### Exercise directions
Beginning with the line that contains "Write the D3.js code for this chart." and ending with the line that contains "40, 47, 71]", reproduce each line exactly; include both and add nothing.

### Extracted data
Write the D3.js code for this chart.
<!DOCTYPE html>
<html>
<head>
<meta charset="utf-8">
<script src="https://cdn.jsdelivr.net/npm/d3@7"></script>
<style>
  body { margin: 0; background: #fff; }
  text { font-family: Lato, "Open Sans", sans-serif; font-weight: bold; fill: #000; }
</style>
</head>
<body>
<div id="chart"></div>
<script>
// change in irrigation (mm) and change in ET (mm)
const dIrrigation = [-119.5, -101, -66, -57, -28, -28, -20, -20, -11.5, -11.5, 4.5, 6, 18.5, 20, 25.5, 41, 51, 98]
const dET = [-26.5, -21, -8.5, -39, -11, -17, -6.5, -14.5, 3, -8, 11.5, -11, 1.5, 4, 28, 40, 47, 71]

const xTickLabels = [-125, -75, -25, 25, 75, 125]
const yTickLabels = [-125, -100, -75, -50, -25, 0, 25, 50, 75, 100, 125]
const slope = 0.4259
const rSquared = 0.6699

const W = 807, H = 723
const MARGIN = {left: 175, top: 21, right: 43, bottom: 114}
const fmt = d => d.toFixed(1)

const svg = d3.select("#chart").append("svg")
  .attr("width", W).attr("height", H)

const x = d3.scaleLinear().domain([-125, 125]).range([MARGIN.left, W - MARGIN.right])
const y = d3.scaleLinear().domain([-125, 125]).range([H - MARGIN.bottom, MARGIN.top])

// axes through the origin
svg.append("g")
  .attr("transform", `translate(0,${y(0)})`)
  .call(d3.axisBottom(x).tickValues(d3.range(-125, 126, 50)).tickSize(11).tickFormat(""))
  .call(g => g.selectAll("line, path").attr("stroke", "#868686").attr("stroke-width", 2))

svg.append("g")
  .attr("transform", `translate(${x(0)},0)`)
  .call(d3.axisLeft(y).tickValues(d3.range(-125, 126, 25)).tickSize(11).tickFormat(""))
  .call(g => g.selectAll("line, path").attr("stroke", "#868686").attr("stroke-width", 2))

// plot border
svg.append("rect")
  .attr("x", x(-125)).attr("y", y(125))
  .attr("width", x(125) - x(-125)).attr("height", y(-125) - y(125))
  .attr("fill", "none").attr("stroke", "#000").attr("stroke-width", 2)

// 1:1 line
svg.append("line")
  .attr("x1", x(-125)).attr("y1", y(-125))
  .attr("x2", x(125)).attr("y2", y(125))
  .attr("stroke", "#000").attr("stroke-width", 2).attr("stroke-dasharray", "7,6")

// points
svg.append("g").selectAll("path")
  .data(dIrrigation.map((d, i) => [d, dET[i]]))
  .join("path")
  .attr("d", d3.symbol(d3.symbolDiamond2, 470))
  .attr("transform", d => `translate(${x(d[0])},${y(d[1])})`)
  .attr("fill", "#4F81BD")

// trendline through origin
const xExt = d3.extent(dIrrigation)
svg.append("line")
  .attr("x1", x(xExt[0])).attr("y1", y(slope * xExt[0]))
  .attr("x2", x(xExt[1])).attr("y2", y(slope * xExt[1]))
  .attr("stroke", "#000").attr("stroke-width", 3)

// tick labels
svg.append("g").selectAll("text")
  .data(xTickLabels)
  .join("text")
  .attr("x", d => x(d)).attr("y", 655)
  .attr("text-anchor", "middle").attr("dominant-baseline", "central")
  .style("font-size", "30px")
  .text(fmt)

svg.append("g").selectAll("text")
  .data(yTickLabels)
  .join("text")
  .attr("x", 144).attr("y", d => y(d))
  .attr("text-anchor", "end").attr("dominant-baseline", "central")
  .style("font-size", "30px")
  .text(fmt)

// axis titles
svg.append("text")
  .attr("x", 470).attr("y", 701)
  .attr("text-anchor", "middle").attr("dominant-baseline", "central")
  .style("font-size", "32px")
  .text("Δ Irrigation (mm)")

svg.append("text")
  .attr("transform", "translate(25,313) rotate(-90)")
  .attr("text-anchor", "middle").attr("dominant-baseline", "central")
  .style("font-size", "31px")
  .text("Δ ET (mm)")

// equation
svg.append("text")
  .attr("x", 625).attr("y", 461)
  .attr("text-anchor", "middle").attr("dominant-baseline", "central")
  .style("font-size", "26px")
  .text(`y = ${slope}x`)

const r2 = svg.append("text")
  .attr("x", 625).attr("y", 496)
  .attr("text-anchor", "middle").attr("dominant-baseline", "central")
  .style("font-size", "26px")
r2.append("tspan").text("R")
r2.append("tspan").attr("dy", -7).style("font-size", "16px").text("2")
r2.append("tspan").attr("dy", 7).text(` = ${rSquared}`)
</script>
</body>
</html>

...

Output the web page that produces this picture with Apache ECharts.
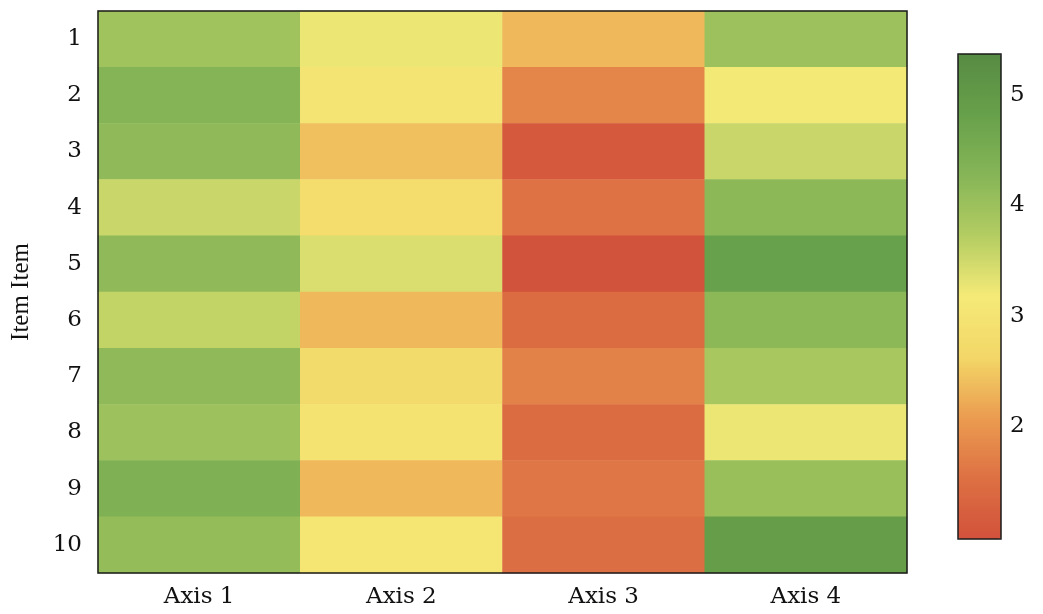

### Answer to the task
Write the D3.js code for this chart.
<!DOCTYPE html>
<html>
<head>
<meta charset="utf-8">
<script src="https://cdn.jsdelivr.net/npm/d3@7"></script>
<style>
  body { margin: 0; background: #fff; }
  text { font-family: Lato, "Open Sans", sans-serif; font-weight: bold; fill: #000; }
</style>
</head>
<body>
<div id="chart"></div>
<script>
// change in irrigation (mm) and change in ET (mm)
const dIrrigation = [-119.5, -101, -66, -57, -28, -28, -20, -20, -11.5, -11.5, 4.5, 6, 18.5, 20, 25.5, 41, 51, 98]
const dET = [-26.5, -21, -8.5, -39, -11, -17, -6.5, -14.5, 3, -8, 11.5, -11, 1.5, 4, 28, 40, 47, 71]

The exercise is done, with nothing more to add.